EXERCISE DIRECTIONS:
Set out every line bearing the string "this".

.....

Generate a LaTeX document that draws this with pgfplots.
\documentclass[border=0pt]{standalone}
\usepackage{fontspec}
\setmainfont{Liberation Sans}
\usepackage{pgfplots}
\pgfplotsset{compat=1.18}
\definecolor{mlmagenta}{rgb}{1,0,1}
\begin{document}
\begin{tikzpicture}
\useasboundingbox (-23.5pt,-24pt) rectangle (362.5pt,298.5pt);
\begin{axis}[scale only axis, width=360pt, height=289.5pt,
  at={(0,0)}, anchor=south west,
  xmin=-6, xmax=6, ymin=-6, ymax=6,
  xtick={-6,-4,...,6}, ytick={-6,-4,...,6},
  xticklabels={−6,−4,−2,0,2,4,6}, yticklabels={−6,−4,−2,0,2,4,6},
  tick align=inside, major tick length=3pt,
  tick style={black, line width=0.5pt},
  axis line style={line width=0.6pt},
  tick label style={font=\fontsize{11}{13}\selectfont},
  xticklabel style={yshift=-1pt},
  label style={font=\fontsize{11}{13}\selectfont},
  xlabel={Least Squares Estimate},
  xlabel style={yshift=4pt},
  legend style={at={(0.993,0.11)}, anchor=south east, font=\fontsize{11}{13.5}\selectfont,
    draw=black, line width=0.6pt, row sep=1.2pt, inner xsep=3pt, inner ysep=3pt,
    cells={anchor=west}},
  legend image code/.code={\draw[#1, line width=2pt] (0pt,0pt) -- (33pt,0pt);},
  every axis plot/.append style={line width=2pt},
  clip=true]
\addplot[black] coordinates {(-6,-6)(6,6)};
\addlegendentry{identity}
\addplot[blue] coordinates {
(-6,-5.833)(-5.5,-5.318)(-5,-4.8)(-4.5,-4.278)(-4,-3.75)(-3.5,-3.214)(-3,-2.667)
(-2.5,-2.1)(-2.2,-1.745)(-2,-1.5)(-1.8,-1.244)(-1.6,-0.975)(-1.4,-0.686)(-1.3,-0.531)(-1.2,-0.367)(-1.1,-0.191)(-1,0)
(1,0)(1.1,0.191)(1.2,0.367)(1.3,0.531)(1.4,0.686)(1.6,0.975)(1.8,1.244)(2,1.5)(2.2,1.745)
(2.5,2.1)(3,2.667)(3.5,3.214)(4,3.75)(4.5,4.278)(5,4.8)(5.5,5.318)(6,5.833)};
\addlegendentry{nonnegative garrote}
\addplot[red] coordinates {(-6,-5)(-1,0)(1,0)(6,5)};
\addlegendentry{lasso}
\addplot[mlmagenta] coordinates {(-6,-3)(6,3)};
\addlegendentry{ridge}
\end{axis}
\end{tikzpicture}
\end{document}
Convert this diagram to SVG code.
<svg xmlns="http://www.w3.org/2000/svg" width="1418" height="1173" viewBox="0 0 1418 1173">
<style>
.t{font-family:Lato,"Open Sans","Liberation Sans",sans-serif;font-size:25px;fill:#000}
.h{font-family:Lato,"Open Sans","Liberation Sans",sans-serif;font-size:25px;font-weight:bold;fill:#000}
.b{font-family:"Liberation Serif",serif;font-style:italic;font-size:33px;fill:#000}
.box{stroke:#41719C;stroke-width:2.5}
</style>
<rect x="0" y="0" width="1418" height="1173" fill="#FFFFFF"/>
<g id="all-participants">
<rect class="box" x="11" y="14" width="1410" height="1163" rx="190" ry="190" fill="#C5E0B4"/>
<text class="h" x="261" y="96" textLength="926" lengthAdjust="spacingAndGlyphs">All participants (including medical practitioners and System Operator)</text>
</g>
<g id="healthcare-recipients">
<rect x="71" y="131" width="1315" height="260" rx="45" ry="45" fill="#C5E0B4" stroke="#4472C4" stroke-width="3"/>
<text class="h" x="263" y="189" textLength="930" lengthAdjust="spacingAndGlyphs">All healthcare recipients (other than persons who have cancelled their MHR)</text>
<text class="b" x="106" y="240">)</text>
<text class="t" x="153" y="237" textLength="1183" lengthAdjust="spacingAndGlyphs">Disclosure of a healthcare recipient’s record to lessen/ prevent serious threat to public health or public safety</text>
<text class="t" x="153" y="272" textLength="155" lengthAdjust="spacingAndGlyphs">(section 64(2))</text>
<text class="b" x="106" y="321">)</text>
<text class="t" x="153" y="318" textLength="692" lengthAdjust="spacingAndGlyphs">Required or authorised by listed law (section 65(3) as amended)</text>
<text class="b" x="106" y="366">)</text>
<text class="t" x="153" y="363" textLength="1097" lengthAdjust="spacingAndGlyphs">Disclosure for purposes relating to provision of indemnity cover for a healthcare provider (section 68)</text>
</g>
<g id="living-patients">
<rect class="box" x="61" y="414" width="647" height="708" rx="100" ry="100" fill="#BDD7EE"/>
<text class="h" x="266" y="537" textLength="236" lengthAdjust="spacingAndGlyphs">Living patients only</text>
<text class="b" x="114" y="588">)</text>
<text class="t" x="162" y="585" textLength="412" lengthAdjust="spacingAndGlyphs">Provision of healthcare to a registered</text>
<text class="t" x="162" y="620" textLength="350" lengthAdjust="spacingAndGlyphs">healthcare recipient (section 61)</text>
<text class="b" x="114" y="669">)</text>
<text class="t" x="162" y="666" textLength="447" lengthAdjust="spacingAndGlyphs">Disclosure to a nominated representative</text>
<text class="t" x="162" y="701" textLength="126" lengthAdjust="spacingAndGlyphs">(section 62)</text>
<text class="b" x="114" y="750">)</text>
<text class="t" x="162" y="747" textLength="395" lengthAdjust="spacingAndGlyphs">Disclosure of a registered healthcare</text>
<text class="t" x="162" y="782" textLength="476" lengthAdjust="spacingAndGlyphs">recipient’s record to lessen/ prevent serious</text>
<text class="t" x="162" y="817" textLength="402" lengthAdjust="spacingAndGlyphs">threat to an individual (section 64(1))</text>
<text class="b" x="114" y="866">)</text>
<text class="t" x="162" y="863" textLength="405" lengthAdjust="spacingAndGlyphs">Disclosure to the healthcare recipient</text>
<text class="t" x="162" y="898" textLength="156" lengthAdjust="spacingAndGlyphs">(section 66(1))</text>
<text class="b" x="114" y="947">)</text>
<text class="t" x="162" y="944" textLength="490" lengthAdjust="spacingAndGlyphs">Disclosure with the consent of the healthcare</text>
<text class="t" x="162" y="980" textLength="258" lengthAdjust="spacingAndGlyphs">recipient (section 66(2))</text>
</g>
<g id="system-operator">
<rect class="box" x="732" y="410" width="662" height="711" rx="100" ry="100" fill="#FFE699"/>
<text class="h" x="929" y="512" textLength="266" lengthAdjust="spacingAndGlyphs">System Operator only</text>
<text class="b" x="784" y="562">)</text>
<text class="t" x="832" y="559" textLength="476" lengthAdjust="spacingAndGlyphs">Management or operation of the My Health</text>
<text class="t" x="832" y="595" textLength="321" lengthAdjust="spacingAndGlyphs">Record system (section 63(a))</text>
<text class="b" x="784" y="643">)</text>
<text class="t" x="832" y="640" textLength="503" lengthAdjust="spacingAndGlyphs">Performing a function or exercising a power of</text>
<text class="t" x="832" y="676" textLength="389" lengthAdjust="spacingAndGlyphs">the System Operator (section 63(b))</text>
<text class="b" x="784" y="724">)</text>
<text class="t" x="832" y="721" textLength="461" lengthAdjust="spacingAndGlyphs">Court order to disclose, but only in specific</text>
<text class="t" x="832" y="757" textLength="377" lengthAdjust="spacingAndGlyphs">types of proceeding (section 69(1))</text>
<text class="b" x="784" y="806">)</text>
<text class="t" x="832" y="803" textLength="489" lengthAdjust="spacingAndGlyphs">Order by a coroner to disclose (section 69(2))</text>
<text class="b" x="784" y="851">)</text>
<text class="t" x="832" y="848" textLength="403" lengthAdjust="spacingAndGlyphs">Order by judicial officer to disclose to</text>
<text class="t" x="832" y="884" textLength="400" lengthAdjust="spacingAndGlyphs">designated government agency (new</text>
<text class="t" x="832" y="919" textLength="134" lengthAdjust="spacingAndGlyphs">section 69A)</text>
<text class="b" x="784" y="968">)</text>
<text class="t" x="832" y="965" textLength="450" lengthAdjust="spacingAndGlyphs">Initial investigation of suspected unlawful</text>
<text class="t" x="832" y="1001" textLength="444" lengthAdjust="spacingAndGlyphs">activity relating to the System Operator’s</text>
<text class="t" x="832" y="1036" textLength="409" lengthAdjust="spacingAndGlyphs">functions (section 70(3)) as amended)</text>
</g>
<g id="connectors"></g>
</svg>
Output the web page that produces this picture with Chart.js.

.....

ANSWER TO THE EXERCISE:
Generate a LaTeX document that draws this with pgfplots.
Convert this diagram to SVG code.
Output the web page that produces this picture with Chart.js.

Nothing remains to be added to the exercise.